So I know I haven't posted in a very long time, and I feel bad that I haven't done so. If you follow my blog, you may know that I go through periods of depression, and lately, it's been an on and off thing for me.
I've been thinking about how much I want to obtain my dream of becoming a published author and hopefully making a career out of it, but it seems lately that I just feel nothing more than cursed. I would say I'm a good person. I don't do drugs or drink. I'm a very caring person, but it just keeps biting me in the ass.
I watch all the kids around me screw around with their lives like its no big deal. I mean, literally, kids down alcohol like there's no tomorrow, and it disgusts me. Same thing with drugs. It seems as if these kids never get any consequences in their lives, and they get to live carefree and happy while I'm miserable.

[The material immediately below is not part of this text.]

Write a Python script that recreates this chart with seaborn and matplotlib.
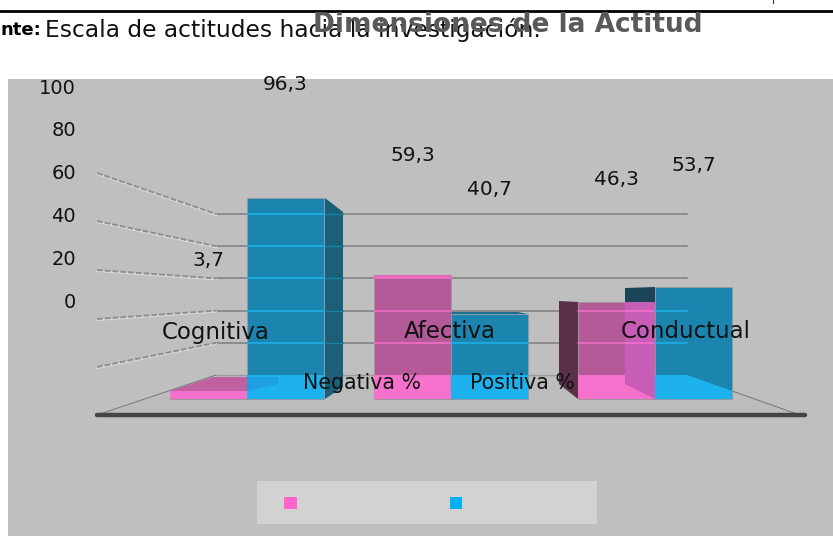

It just seems completely unfair in the grand scheme of things. Why would someone like me get screwed over and over again while kids like that never get screwed over? This is one reason of why I cannot and will never believe in a God. It's just absolutely absurd to think its all part of his big "plan". Yeah, right. Since when does He condone making his creations absolutely miserable to the point where death sometimes sounds more delightful than actual life? Now I would never ever ever consider suicide. I have too much to live for. And writing has never made me happier (to an extent). But I also feel so miserable because I never get a break.

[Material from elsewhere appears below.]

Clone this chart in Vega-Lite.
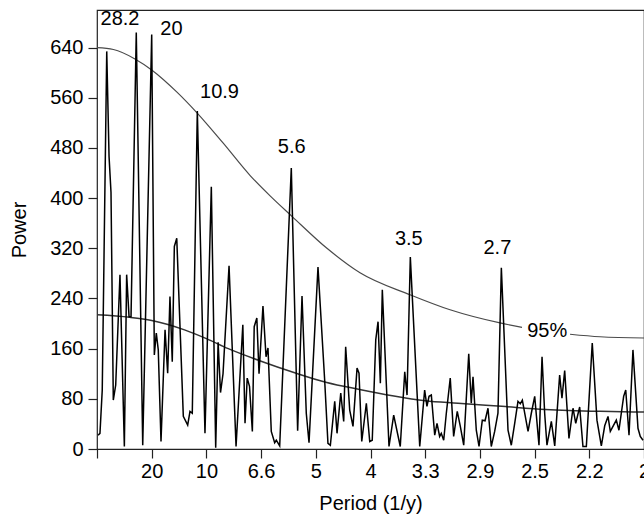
{
  "$schema": "https://vega.github.io/schema/vega-lite/v6.json",
  "width": 547,
  "height": 439,
  "autosize": "none",
  "padding": {"left": 97, "top": 10, "right": 0, "bottom": 68},
  "background": "white",
  "config": {
    "view": {"stroke": "#222", "strokeWidth": 1.2},
    "font": "Liberation Sans",
    "axis": {
      "labelFont": "Liberation Sans",
      "titleFont": "Liberation Sans",
      "labelFontSize": 20,
      "titleFontSize": 20,
      "titleFontWeight": "normal",
      "labelColor": "#000",
      "titleColor": "#000",
      "tickColor": "#222",
      "tickSize": 9,
      "tickWidth": 1.2,
      "domain": false,
      "grid": false
    }
  },
  "datasets": {
    "spec": [
      {"f": 0.001, "p": 22}, {"f": 0.0027, "p": 25}, {"f": 0.0048, "p": 94}, {"f": 0.0089, "p": 634},
      {"f": 0.011, "p": 467}, {"f": 0.0128, "p": 409}, {"f": 0.0149, "p": 78}, {"f": 0.0171, "p": 102},
      {"f": 0.021, "p": 278}, {"f": 0.025, "p": 4}, {"f": 0.0271, "p": 278}, {"f": 0.0293, "p": 211},
      {"f": 0.0311, "p": 211}, {"f": 0.0359, "p": 664}, {"f": 0.0418, "p": 6}, {"f": 0.05, "p": 661},
      {"f": 0.0524, "p": 150}, {"f": 0.0542, "p": 185}, {"f": 0.056, "p": 158}, {"f": 0.0585, "p": 12},
      {"f": 0.0622, "p": 190}, {"f": 0.0646, "p": 121}, {"f": 0.0667, "p": 243}, {"f": 0.0688, "p": 139},
      {"f": 0.0707, "p": 323}, {"f": 0.0729, "p": 336}, {"f": 0.0789, "p": 52}, {"f": 0.0829, "p": 38},
      {"f": 0.085, "p": 60}, {"f": 0.0871, "p": 57}, {"f": 0.0917, "p": 539}, {"f": 0.0987, "p": 25},
      {"f": 0.1045, "p": 418}, {"f": 0.1085, "p": 2}, {"f": 0.1107, "p": 170}, {"f": 0.1129, "p": 90},
      {"f": 0.1152, "p": 120}, {"f": 0.1207, "p": 292}, {"f": 0.1271, "p": 4}, {"f": 0.1333, "p": 198},
      {"f": 0.1353, "p": 41}, {"f": 0.1373, "p": 113}, {"f": 0.1394, "p": 100}, {"f": 0.142, "p": 28},
      {"f": 0.1437, "p": 195}, {"f": 0.1461, "p": 209}, {"f": 0.1481, "p": 120}, {"f": 0.1517, "p": 228},
      {"f": 0.1545, "p": 147}, {"f": 0.1563, "p": 161}, {"f": 0.1593, "p": 28}, {"f": 0.1624, "p": 10},
      {"f": 0.1639, "p": 14}, {"f": 0.167, "p": 5}, {"f": 0.1776, "p": 448}, {"f": 0.1834, "p": 29},
      {"f": 0.1874, "p": 244}, {"f": 0.1913, "p": 57}, {"f": 0.1938, "p": 10}, {"f": 0.202, "p": 290},
      {"f": 0.2081, "p": 110}, {"f": 0.2111, "p": 9}, {"f": 0.2133, "p": 6}, {"f": 0.2173, "p": 76},
      {"f": 0.2194, "p": 25}, {"f": 0.2228, "p": 89}, {"f": 0.2255, "p": 44}, {"f": 0.2273, "p": 163},
      {"f": 0.231, "p": 62}, {"f": 0.234, "p": 36}, {"f": 0.2377, "p": 129}, {"f": 0.2395, "p": 121},
      {"f": 0.242, "p": 12}, {"f": 0.2462, "p": 73}, {"f": 0.2493, "p": 12}, {"f": 0.2516, "p": 14},
      {"f": 0.2548, "p": 174}, {"f": 0.2569, "p": 203}, {"f": 0.259, "p": 105}, {"f": 0.2608, "p": 254},
      {"f": 0.2669, "p": 4}, {"f": 0.2712, "p": 54}, {"f": 0.2772, "p": 4}, {"f": 0.2813, "p": 123},
      {"f": 0.2834, "p": 86}, {"f": 0.2864, "p": 306}, {"f": 0.295, "p": 4}, {"f": 0.2995, "p": 94},
      {"f": 0.3016, "p": 68}, {"f": 0.3035, "p": 84}, {"f": 0.3056, "p": 86}, {"f": 0.3087, "p": 22},
      {"f": 0.3108, "p": 41}, {"f": 0.3132, "p": 20}, {"f": 0.3147, "p": 25}, {"f": 0.3169, "p": 14},
      {"f": 0.3193, "p": 57}, {"f": 0.3229, "p": 113}, {"f": 0.326, "p": 20}, {"f": 0.3293, "p": 60},
      {"f": 0.3321, "p": 36}, {"f": 0.3352, "p": 6}, {"f": 0.3398, "p": 152}, {"f": 0.3421, "p": 73},
      {"f": 0.3437, "p": 115}, {"f": 0.3467, "p": 30}, {"f": 0.3492, "p": 4}, {"f": 0.3522, "p": 46},
      {"f": 0.3547, "p": 45}, {"f": 0.3574, "p": 65}, {"f": 0.3604, "p": 4}, {"f": 0.3635, "p": 28},
      {"f": 0.3665, "p": 57}, {"f": 0.3696, "p": 289}, {"f": 0.3757, "p": 30}, {"f": 0.3787, "p": 6},
      {"f": 0.3818, "p": 41}, {"f": 0.3848, "p": 76}, {"f": 0.3869, "p": 72}, {"f": 0.3888, "p": 78},
      {"f": 0.394, "p": 28}, {"f": 0.397, "p": 57}, {"f": 0.4001, "p": 84}, {"f": 0.404, "p": 6},
      {"f": 0.4068, "p": 147}, {"f": 0.4092, "p": 57}, {"f": 0.4113, "p": 6}, {"f": 0.4153, "p": 44},
      {"f": 0.4184, "p": 5}, {"f": 0.4229, "p": 118}, {"f": 0.425, "p": 81}, {"f": 0.4275, "p": 125},
      {"f": 0.4314, "p": 17}, {"f": 0.4351, "p": 65}, {"f": 0.4376, "p": 41}, {"f": 0.4412, "p": 67},
      {"f": 0.4442, "p": 4}, {"f": 0.4473, "p": 4}, {"f": 0.4527, "p": 169}, {"f": 0.457, "p": 46},
      {"f": 0.461, "p": 5}, {"f": 0.4641, "p": 37}, {"f": 0.4671, "p": 52}, {"f": 0.4692, "p": 28},
      {"f": 0.4747, "p": 46}, {"f": 0.4771, "p": 30}, {"f": 0.4814, "p": 84}, {"f": 0.4833, "p": 94},
      {"f": 0.4863, "p": 22}, {"f": 0.4899, "p": 158}, {"f": 0.4945, "p": 33}, {"f": 0.4966, "p": 20},
      {"f": 0.4991, "p": 14}
    ],
    "upper": [
      {"f": 0, "p": 640, "seg": "a"}, {"f": 0.015, "p": 637, "seg": "a"}, {"f": 0.0347, "p": 622, "seg": "a"},
      {"f": 0.0503, "p": 604, "seg": "a"}, {"f": 0.0731, "p": 569, "seg": "a"}, {"f": 0.0914, "p": 536, "seg": "a"},
      {"f": 0.1152, "p": 488, "seg": "a"}, {"f": 0.14, "p": 436, "seg": "a"}, {"f": 0.158, "p": 404, "seg": "a"},
      {"f": 0.1782, "p": 371, "seg": "a"}, {"f": 0.2102, "p": 320, "seg": "a"}, {"f": 0.2404, "p": 281, "seg": "a"},
      {"f": 0.2861, "p": 246, "seg": "a"}, {"f": 0.3227, "p": 222, "seg": "a"}, {"f": 0.3684, "p": 201, "seg": "a"},
      {"f": 0.3885, "p": 194, "seg": "a"},
      {"f": 0.4324, "p": 183, "seg": "b"}, {"f": 0.4598, "p": 179, "seg": "b"}, {"f": 0.5, "p": 177, "seg": "b"}
    ],
    "lower": [
      {"f": 0, "p": 214}, {"f": 0.03, "p": 210}, {"f": 0.05, "p": 205}, {"f": 0.08, "p": 190},
      {"f": 0.1, "p": 176}, {"f": 0.12, "p": 160}, {"f": 0.15, "p": 140}, {"f": 0.18, "p": 122},
      {"f": 0.21, "p": 106}, {"f": 0.24, "p": 95}, {"f": 0.27, "p": 85}, {"f": 0.3, "p": 77},
      {"f": 0.33, "p": 73}, {"f": 0.37, "p": 68}, {"f": 0.41, "p": 63}, {"f": 0.46, "p": 60},
      {"f": 0.5, "p": 59}
    ],
    "labels": [
      {"f": 0.021, "p": 685, "t": "28.2"}, {"f": 0.068, "p": 669, "t": "20"},
      {"f": 0.112, "p": 570, "t": "10.9"}, {"f": 0.178, "p": 482, "t": "5.6"},
      {"f": 0.285, "p": 335, "t": "3.5"}, {"f": 0.366, "p": 321, "t": "2.7"},
      {"f": 0.4115, "p": 188, "t": "95%"}
    ]
  },
  "encoding": {
    "x": {
      "field": "f", "type": "quantitative",
      "scale": {"domain": [0, 0.5], "nice": false, "zero": false},
      "axis": {
        "title": "Period (1/y)",
        "values": [0, 0.05, 0.1, 0.15, 0.2, 0.25, 0.3, 0.35, 0.4, 0.45, 0.5],
        "labelExpr": "['','20','10','6.6','5','4','3.3','2.9','2.5','2.2','2'][round(datum.value*20)]",
        "labelPadding": 3,
        "titlePadding": 12,
        "labelFlush": false,
        "labelOverlap": false
      }
    },
    "y": {
      "field": "p", "type": "quantitative",
      "scale": {"domain": [0, 700], "nice": false},
      "axis": {
        "title": "Power",
        "values": [0, 80, 160, 240, 320, 400, 480, 560, 640],
        "labelPadding": 5,
        "titlePadding": 20,
        "labelFlush": false,
        "labelOverlap": false
      }
    }
  },
  "layer": [
    {
      "data": {"name": "upper"},
      "mark": {"type": "line", "color": "#4a4a4a", "strokeWidth": 1.2, "interpolate": "monotone"},
      "encoding": {"detail": {"field": "seg"}}
    },
    {
      "data": {"name": "lower"},
      "mark": {"type": "line", "color": "#333", "strokeWidth": 1.5, "interpolate": "monotone"}
    },
    {
      "data": {"name": "spec"},
      "mark": {"type": "line", "color": "#000", "strokeWidth": 1.5}
    },
    {
      "data": {"name": "labels"},
      "mark": {"type": "text", "fontSize": 20, "font": "Liberation Sans", "color": "#000", "baseline": "middle", "align": "center"},
      "encoding": {"text": {"field": "t"}}
    }
  ]
}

Things always seem to go wrong no matter how hard I try to be happy or do things the right way. It's like I am destined to be cursed for eternity. It downright disgusts me that other kids can basically try everything they can to ruin their lives and they don't even get close to ruining it. I can only hope in the future that karma will get them, but somehow, that just doesn't seem quite likely.

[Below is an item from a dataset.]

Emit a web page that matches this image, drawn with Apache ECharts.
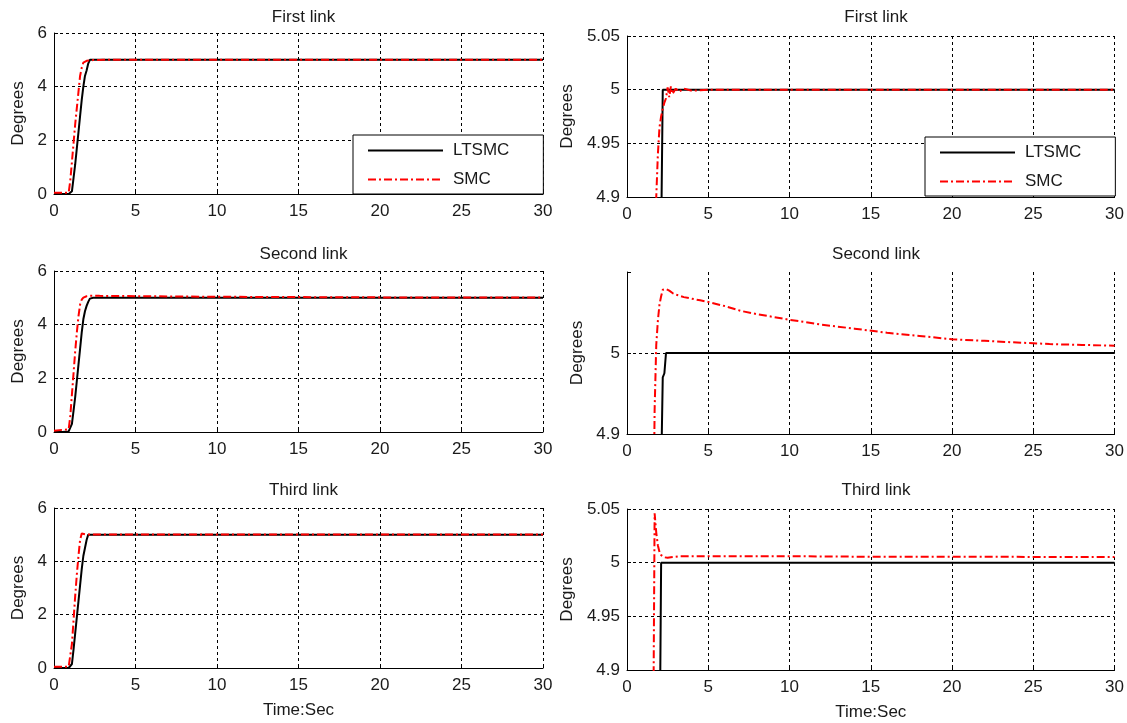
<!DOCTYPE html>
<html>
<head>
<meta charset="utf-8">
<script src="https://cdn.jsdelivr.net/npm/echarts@6/dist/echarts.min.js"></script>
<style>
  html, body { margin: 0; padding: 0; background: #fff; }
  #chart { width: 1127px; height: 723px; }
</style>
</head>
<body>
<div id="chart"></div>
<script>
// Sample times (s), shared by every trace
const time = [0, 0.5, 0.9, 1.0, 1.1, 1.2, 1.3, 1.4, 1.5, 1.6, 1.7, 1.8, 1.9, 2.0, 2.1, 2.2, 2.3, 2.4, 2.5, 2.6, 2.7, 2.8, 3.0, 3.2, 3.5, 4, 4.5, 5, 6, 7, 8, 10, 12, 14, 16, 18, 20, 22, 24, 26, 28, 30];

// Joint angle responses (degrees)
const link1LTSMC = [0, 0, 0, 0, 0.1, 0.6, 1.1, 1.7, 2.3, 2.9, 3.5, 4.0, 4.4, 4.6, 4.86, 5.0,
  5, 5, 5, 5, 5, 5, 5, 5, 5, 5, 5, 5, 5, 5, 5, 5, 5, 5, 5, 5, 5, 5, 5, 5, 5, 5];
const link1SMC = [0.05, 0.05, 0.05, 0.5, 1.2, 1.9, 2.6, 3.2, 3.8, 4.4, 4.7, 4.9, 4.94, 4.965, 4.975, 4.982, 4.988, 4.992,
  5.002, 4.993, 5.003, 4.996, 5.001, 4.998, 5.001, 4.999, 4.9995, 5.0,
  5, 5, 5, 5, 5, 5, 5, 5, 5, 5, 5, 5, 5, 5];

const link2LTSMC = [0, 0, 0.02, 0.05, 0.3, 0.8, 1.3, 1.9, 2.5, 3.1, 3.7, 4.2, 4.5, 4.7, 4.85, 4.97, 4.975, 5.0,
  5, 5, 5, 5, 5, 5, 5, 5, 5, 5, 5, 5, 5, 5, 5, 5, 5, 5, 5, 5, 5, 5, 5, 5];
const link2SMC = [0.05, 0.08, 0.1, 0.6, 1.4, 2.2, 3.0, 3.7, 4.3, 4.75, 4.93, 5.01, 5.04, 5.06, 5.07, 5.078, 5.08, 5.079,
  5.077, 5.077, 5.076, 5.074, 5.072, 5.071, 5.069, 5.067, 5.065, 5.063, 5.058, 5.052, 5.048, 5.041,
  5.035, 5.03, 5.025, 5.021, 5.017, 5.015, 5.013, 5.011, 5.01, 5.009];

const link3LTSMC = [0, 0, 0, 0, 0.15, 0.7, 1.3, 1.9, 2.5, 3.1, 3.7, 4.2, 4.5, 4.8, 5.0,
  5, 5, 5, 5, 5, 5, 5, 5, 5, 5, 5, 5, 5, 5, 5, 5, 5, 5, 5, 5, 5, 5, 5, 5, 5, 5, 5];
const link3SMC = [0.05, 0.05, 0.05, 0.1, 0.9, 1.8, 2.7, 3.5, 4.2, 4.8, 5.046, 5.028, 5.016, 5.01, 5.007, 5.006, 5.005,
  5.0045, 5.0045, 5.0045, 5.005, 5.005, 5.0055, 5.006, 5.006, 5.006, 5.006, 5.006, 5.006, 5.006, 5.006, 5.006,
  5.0058, 5.0056, 5.0055, 5.0055, 5.0055, 5.0054, 5.0054, 5.0053, 5.0053, 5.0053];

const panelTitles = ['First link', 'Second link', 'Third link'];
const seriesNames = ['LTSMC', 'SMC'];
const xTicks = { min: 0, max: 30, interval: 5 };
const leftYTicks = { min: 0, max: 6, interval: 2 };
const zoomYTicks = [
  { min: 4.9, max: 5.05, interval: 0.05 },
  { min: 4.9, max: 5.1, interval: 0.1 },
  { min: 4.9, max: 5.05, interval: 0.05 }
];

const links = [
  [link1LTSMC, link1SMC],
  [link2LTSMC, link2SMC],
  [link3LTSMC, link3SMC]
];

const FONT = 'Liberation Sans, Arial, sans-serif';
const TXT = '#1a1a1a';
const dashDot = [8, 3, 2, 3];

// panel frames: [left column, right column] per row
const frames = [
  [{ top: 33, height: 161 }, { top: 36, height: 161 }],
  [{ top: 271, height: 161 }, { top: 272, height: 162 }],
  [{ top: 508, height: 160 }, { top: 509, height: 161 }]
];
const colLeft = [54, 627];
const colWidth = [489, 488];
const yNameGap = [[27, 51], [27, 41], [27, 51]];

const pairs = v => time.map((t, i) => [t, v[i]]);
const fmt = v => String(+(+v).toFixed(2));

const grids = [], xAxes = [], yAxes = [], series = [], titles = [];

for (let r = 0; r < 3; r++) {
  for (let c = 0; c < 2; c++) {
    const gi = grids.length;
    grids.push({
      left: colLeft[c],
      top: frames[r][c].top,
      width: colWidth[c],
      height: frames[r][c].height,
      containLabel: false
    });
    xAxes.push({
      gridIndex: gi, type: 'value',
      min: xTicks.min, max: xTicks.max, interval: xTicks.interval,
      name: r === 2 ? 'Time:Sec' : '',
      nameLocation: 'middle', nameGap: 34,
      nameTextStyle: { fontFamily: FONT, fontSize: 17, color: TXT },
      axisLine: { show: true, lineStyle: { color: '#000', width: 1 } },
      axisTick: { show: true, inside: true, length: 4, lineStyle: { color: '#000' } },
      axisLabel: { fontFamily: FONT, fontSize: 17, color: TXT, margin: 9 },
      splitLine: { show: true, lineStyle: { color: '#000', type: [3, 3], width: 1 } }
    });
    const yt = c === 0 ? leftYTicks : zoomYTicks[r];
    const middleZoom = (c === 1 && r === 1);
    yAxes.push({
      gridIndex: gi, type: 'value',
      min: yt.min, max: yt.max, interval: yt.interval,
      name: 'Degrees', nameLocation: 'middle',
      nameGap: yNameGap[r][c],
      nameTextStyle: { fontFamily: FONT, fontSize: 17, color: TXT },
      axisLine: { show: true, lineStyle: { color: '#000', width: 1 } },
      axisTick: { show: true, inside: true, length: 4, lineStyle: { color: '#000' } },
      axisLabel: {
        fontFamily: FONT, fontSize: 17, color: TXT, margin: 7,
        formatter: v => (middleZoom && v > 5.05) ? '' : fmt(v)
      },
      splitLine: {
        show: true,
        lineStyle: {
          color: middleZoom ? ['#000', '#000', 'rgba(0,0,0,0)'] : '#000',
          type: [3, 3], width: 1
        }
      }
    });
    const [ltsmc, smc] = links[r];
    series.push({
      name: seriesNames[0], type: 'line', xAxisIndex: gi, yAxisIndex: gi,
      data: pairs(ltsmc), symbol: 'none', clip: true, z: 3,
      lineStyle: { color: '#000', width: 2 }, itemStyle: { color: '#000' }
    });
    series.push({
      name: seriesNames[1], type: 'line', xAxisIndex: gi, yAxisIndex: gi,
      data: pairs(smc), symbol: 'none', clip: true, z: 4,
      lineStyle: { color: '#ff0000', width: 2, type: dashDot }, itemStyle: { color: '#ff0000' }
    });
    titles.push({
      text: panelTitles[r],
      left: colLeft[c] + colWidth[c] / 2,
      top: [4, 241, 477][r],
      textAlign: 'center',
      textStyle: { fontFamily: FONT, fontSize: 17, fontWeight: 'normal', color: TXT }
    });
  }
}

const legendBase = (left, top) => ({
  show: true,
  orient: 'vertical', left: left, top: top,
  padding: [7, 34, 6, 14], itemGap: 12, itemWidth: 75, itemHeight: 18,
  backgroundColor: '#fff', borderColor: '#000', borderWidth: 1,
  itemStyle: { opacity: 0 },
  textStyle: { fontFamily: FONT, fontSize: 17, color: TXT, padding: [0, 0, 0, 5] },
  data: seriesNames
});

const chart = echarts.init(document.getElementById('chart'), null, { renderer: 'canvas' });
chart.setOption({
  animation: false,
  backgroundColor: '#fff',
  title: titles,
  grid: grids,
  xAxis: xAxes,
  yAxis: yAxes,
  legend: [legendBase(353, 135), legendBase(925, 137)],
  series: series
});
</script>
</body>
</html>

Don't get me wrong. I would never want to spend my days drinking and smoking. Or like most other girls, giving up my innocence to any guy who looks my way. I love knowing that I have not wasted my years. Instead of not remembering my years growing up and wasting all my time ruining my body, I've put that time into my writing. I just hope one day things will turn out right. That one day I'll be up on the NYT list like I deserve to be in the future, and then I'll feel like all my choices were worth it after all. Those other kids will have nothing to prove their worth in this life, and I just want to show everyone up.
It's just hard to stay positive when positive things are slim thing in my life, and somehow everyone else is reaping it. I will never understand, but I will also never give up. And I hope none of you ever do either.